- _GIVEN TASK_:
Extract word for word the lines of the listing from its start to the line holding "Chart.register(...registerables);", both ends kept; pictures are not part of the copy.

#### DATA EXTRACT

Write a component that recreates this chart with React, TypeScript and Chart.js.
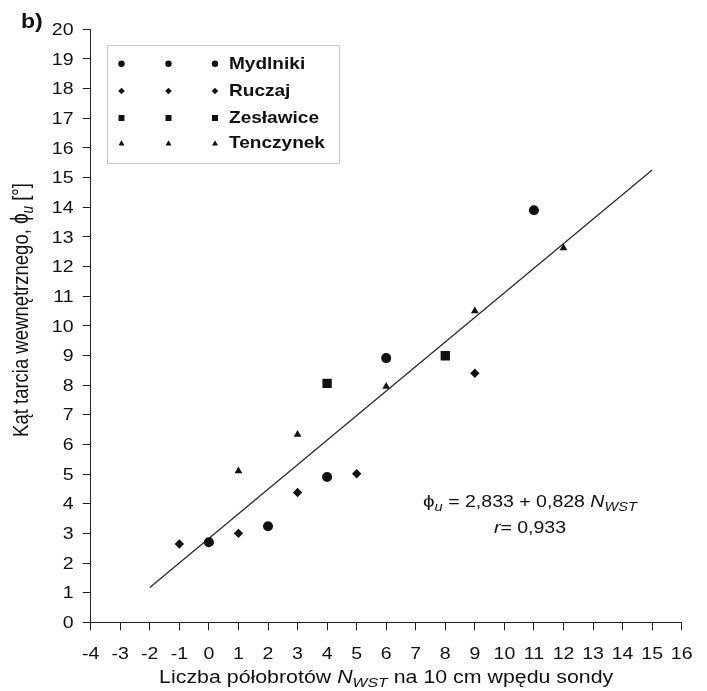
import React, { useEffect, useRef } from "react";
import { Chart, registerables } from "chart.js";

Chart.register(...registerables);

// ---- data ----
const MYDLNIKI_X = [0, 2, 4, 6, 11];
const MYDLNIKI_Y = [2.7, 3.24, 4.9, 8.91, 13.9];
const RUCZAJ_X = [-1, 1, 3, 5, 9];
const RUCZAJ_Y = [2.64, 3.0, 4.38, 5.01, 8.4];
const ZESLAWICE_X = [4, 8];
const ZESLAWICE_Y = [8.06, 8.99];
const TENCZYNEK_X = [1, 3, 6, 9, 12];
const TENCZYNEK_Y = [5.1, 6.33, 7.95, 10.5, 12.62];

const SERIES_NAMES = ["Mydlniki", "Ruczaj", "Zesławice", "Tenczynek"];
const FIT_INTERCEPT = 2.833;
const FIT_SLOPE = 0.828;
const FIT_X_RANGE = [-2, 15];

const X_MIN = -4;
const X_MAX = 16;
const Y_MIN = 0;
const Y_MAX = 20;

const FONT = "'Liberation Sans', Arial, sans-serif";
const INK = "#111";
const STRETCH = 1.22;

const pts = (xs: number[], ys: number[]) => xs.map((x, i) => ({ x, y: ys[i] }));

type Seg = { t: string; size: number; italic?: boolean; bold?: boolean; dy?: number };

function segFont(s: Seg) {
  return `${s.italic ? "italic " : ""}${s.bold ? "bold " : ""}${s.size}px ${FONT}`;
}

// draws segments centred on cx, alphabetic baseline at by, horizontally stretched by sx
function drawRich(ctx: CanvasRenderingContext2D, segs: Seg[], cx: number, by: number, sx: number) {
  let total = 0;
  for (const s of segs) {
    ctx.font = segFont(s);
    total += ctx.measureText(s.t).width;
  }
  ctx.save();
  ctx.translate(cx - (total * sx) / 2, by);
  ctx.scale(sx, 1);
  ctx.textBaseline = "alphabetic";
  ctx.textAlign = "left";
  let x = 0;
  for (const s of segs) {
    ctx.font = segFont(s);
    ctx.fillText(s.t, x, s.dy || 0);
    x += ctx.measureText(s.t).width;
  }
  ctx.restore();
}

function drawText(
  ctx: CanvasRenderingContext2D,
  t: string,
  x: number,
  by: number,
  font: string,
  align: CanvasTextAlign,
  sx: number
) {
  ctx.save();
  ctx.translate(x, by);
  ctx.scale(sx, 1);
  ctx.font = font;
  ctx.textAlign = align;
  ctx.textBaseline = "alphabetic";
  ctx.fillText(t, 0, 0);
  ctx.restore();
}

function drawMarker(ctx: CanvasRenderingContext2D, style: string, x: number, y: number, r: number) {
  ctx.beginPath();
  if (style === "circle") {
    ctx.arc(x, y, r, 0, Math.PI * 2);
  } else if (style === "rectRot") {
    ctx.moveTo(x, y - r);
    ctx.lineTo(x + r, y);
    ctx.lineTo(x, y + r);
    ctx.lineTo(x - r, y);
    ctx.closePath();
  } else if (style === "rect") {
    ctx.rect(x - r, y - r, 2 * r, 2 * r);
  } else {
    ctx.moveTo(x, y - r * 1.1);
    ctx.lineTo(x + r, y + r * 0.7);
    ctx.lineTo(x - r, y + r * 0.7);
    ctx.closePath();
  }
  ctx.fill();
}

const annotationsPlugin = {
  id: "annotations",
  afterDraw(chart: any) {
    const ctx: CanvasRenderingContext2D = chart.ctx;
    const area = chart.chartArea;
    const xs = chart.scales.x;
    const ys = chart.scales.y;
    ctx.save();
    ctx.fillStyle = INK;

    // tick labels (positions from the chart's scales)
    const tickFont = `16px ${FONT}`;
    for (const t of xs.ticks) {
      const px = xs.getPixelForValue(t.value);
      drawText(ctx, String(t.value), px, 659, tickFont, "center", STRETCH);
    }
    for (const t of ys.ticks) {
      const py = ys.getPixelForValue(t.value);
      drawText(ctx, String(t.value), 73.5, py + 5.7, tickFont, "right", STRETCH);
    }

    // panel label
    drawText(ctx, "b)", 21, 27.5, `bold 21px ${FONT}`, "left", 1.1);

    // legend box
    const lx = 107, ly = 45, lw = 232, lh = 118;
    ctx.fillStyle = "#fff";
    ctx.fillRect(lx, ly, lw, lh);
    ctx.strokeStyle = "#c8c8c8";
    ctx.lineWidth = 1;
    ctx.strokeRect(lx + 0.5, ly + 0.5, lw, lh);
    ctx.fillStyle = INK;
    const styles = ["circle", "rectRot", "rect", "triangle"];
    const sizes = [3.2, 3.3, 3.0, 3];
    const rowsY = [63.8, 91, 118, 143.5];
    const baseY = [69.3, 96, 123.3, 148.3];
    const colsX = [121.5, 168.5, 215];
    for (let i = 0; i < 4; i++) {
      for (const cx of colsX) drawMarker(ctx, styles[i], cx, rowsY[i], sizes[i]);
      drawText(ctx, SERIES_NAMES[i], 229, baseY[i], `bold 17px ${FONT}`, "left", 1.12);
    }

    // equation
    drawRich(
      ctx,
      [
        { t: "ϕ", size: 17 },
        { t: "u", size: 12, italic: true, dy: 4 },
        { t: " = 2,833 + 0,828 ", size: 16 },
        { t: "N", size: 16, italic: true },
        { t: "WST", size: 12, italic: true, dy: 4 },
      ],
      530,
      507,
      STRETCH
    );
    drawRich(
      ctx,
      [
        { t: "r", size: 16, italic: true },
        { t: "= 0,933", size: 16 },
      ],
      530,
      533,
      STRETCH
    );

    // x title
    drawRich(
      ctx,
      [
        { t: "Liczba półobrotów ", size: 17.5 },
        { t: "N", size: 17.5, italic: true },
        { t: "WST", size: 13, italic: true, dy: 4 },
        { t: " na 10 cm wpędu sondy", size: 17.5 },
      ],
      (area.left + area.right) / 2,
      683,
      STRETCH
    );

    // y title
    ctx.save();
    ctx.translate(28, 310);
    ctx.scale(STRETCH, 1);
    ctx.rotate(-Math.PI / 2);
    drawRich(
      ctx,
      [
        { t: "Kąt tarcia wewnętrznego, ", size: 18.5 },
        { t: "ϕ", size: 19 },
        { t: "u", size: 13.5, italic: true, dy: 4 },
        { t: " [°]", size: 18.5 },
      ],
      0,
      0,
      1
    );
    ctx.restore();

    ctx.restore();
  },
};

export default function App() {
  const ref = useRef<HTMLCanvasElement | null>(null);

  useEffect(() => {
    if (!ref.current) return;
    const fitPts = FIT_X_RANGE.map((x) => ({ x, y: FIT_INTERCEPT + FIT_SLOPE * x }));
    const chart = new Chart(ref.current, {
      type: "scatter",
      data: {
        datasets: [
          {
            label: "fit",
            data: fitPts,
            showLine: true,
            borderColor: "#2a2a2a",
            borderWidth: 1.3,
            pointRadius: 0,
            order: 5,
          } as any,
          {
            label: SERIES_NAMES[0],
            data: pts(MYDLNIKI_X, MYDLNIKI_Y),
            pointStyle: "circle",
            pointRadius: 5,
            backgroundColor: INK,
            borderColor: INK,
            borderWidth: 0,
          },
          {
            label: SERIES_NAMES[1],
            data: pts(RUCZAJ_X, RUCZAJ_Y),
            pointStyle: "rectRot",
            pointRadius: 4.7,
            backgroundColor: INK,
            borderColor: INK,
            borderWidth: 0,
          },
          {
            label: SERIES_NAMES[2],
            data: pts(ZESLAWICE_X, ZESLAWICE_Y),
            pointStyle: "rect",
            pointRadius: 6.6,
            backgroundColor: INK,
            borderColor: INK,
            borderWidth: 0,
          },
          {
            label: SERIES_NAMES[3],
            data: pts(TENCZYNEK_X, TENCZYNEK_Y),
            pointStyle: "triangle",
            pointRadius: 4.5,
            backgroundColor: INK,
            borderColor: INK,
            borderWidth: 0,
          },
        ],
      },
      options: {
        responsive: false,
        animation: false,
        devicePixelRatio: 1,
        layout: { padding: { left: 0, top: 29.3, right: 25.3, bottom: 0 } },
        plugins: {
          legend: { display: false },
          tooltip: { enabled: false },
          title: { display: false },
        },
        scales: {
          x: {
            type: "linear",
            min: X_MIN,
            max: X_MAX,
            afterFit: (s: any) => {
              s.height = 68.7;
            },
            ticks: {
              stepSize: 1,
              autoSkip: false,
              maxRotation: 0,
              display: false,
            },
            grid: {
              drawOnChartArea: false,
              drawTicks: true,
              tickLength: 8,
              tickColor: "#222",
              tickWidth: 1,
            },
            border: { display: true, color: "#222", width: 1 },
          },
          y: {
            type: "linear",
            min: Y_MIN,
            max: Y_MAX,
            afterFit: (s: any) => {
              s.width = 90.7;
            },
            ticks: {
              stepSize: 1,
              autoSkip: false,
              display: false,
            },
            grid: {
              drawOnChartArea: false,
              drawTicks: true,
              tickLength: 8,
              tickColor: "#222",
              tickWidth: 1,
            },
            border: { display: true, color: "#222", width: 1 },
          },
        },
      } as any,
      plugins: [annotationsPlugin],
    });
    return () => chart.destroy();
  }, []);

  return (
    <div style={{ position: "absolute", left: 0, top: 0, width: 707, height: 691, background: "#fff" }}>
      <canvas ref={ref} width={707} height={691} style={{ display: "block", width: 707, height: 691 }} />
    </div>
  );
}
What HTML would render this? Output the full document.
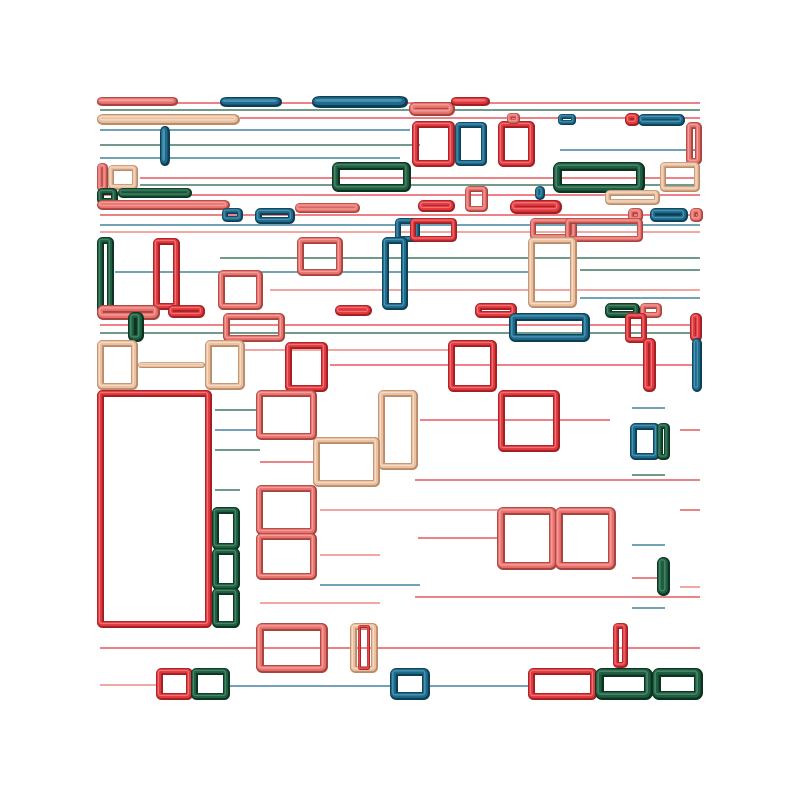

########

- _ANSWER TO THE TASK_:
Write a component that recreates this chart with React, TypeScript and Chart.js.
import React, { useEffect, useRef } from "react";
import { Chart, registerables } from "chart.js";

Chart.register(...registerables);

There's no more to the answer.